The Attorney General stated that “Portugal is a sovereign country, it has its legal instruments,” and Álvaro Sobrinho is an Angolan citizen, but also has Portuguese nationality.

“In Portugal, he is Portuguese, when he is in Angola, he is Angolan. And we collaborated with the Portuguese authorities on some of the questions they put to us, through a letter rogatory, to which we promptly responded and we hope that this response that we sent can contribute to the trial,” he stressed.

According to Hélder Pitta Groz, Álvaro Sobrinho's situation cannot be placed on the same level as that of the former Vice-President, Manuel Vicente, in which the Angolan State intervened to transfer his case to the Angolan courts.

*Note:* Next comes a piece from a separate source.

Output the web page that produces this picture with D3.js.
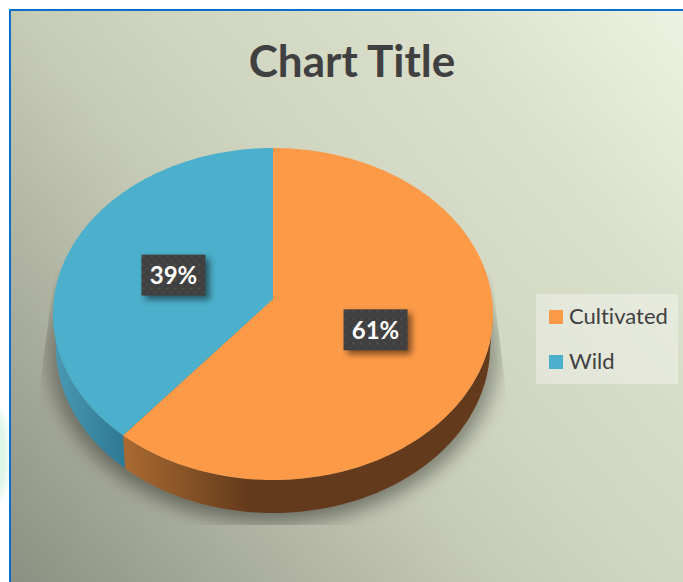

“That was a matter of State, we cannot put it on the same level, because Mr. Manuel Vicente was a matter of State, it was the Angolan State that requested this intervention”, he observed.

This month, the Lisbon Criminal Investigation Court decided to send the former president of Banco Espírito Santo Angola (BESA) Álvaro Sobrinho, the banker Ricardo Salgado and three other defendants to trial, fully validating the Public Prosecutor's Office's accusation.

The reading of the preliminary decision on the BESA case was given by the investigating judge Gabriela Lacerda Assunção at the Central Criminal Investigation Court in Lisbon.

In the preliminary hearing held on 3 June, the Portuguese Public Prosecutor's Office, through prosecutors Rita Madeira and Sandra Oliveira, requested that the five defendants be brought to trial “in the exact terms of the accusation”.

Former banker Álvaro Sobrinho was charged with 18 crimes of breach of trust and five of money laundering, and the former chairman of the Espírito Santo Group, Ricardo Salgado, was charged with five crimes of breach of trust and one of fraud.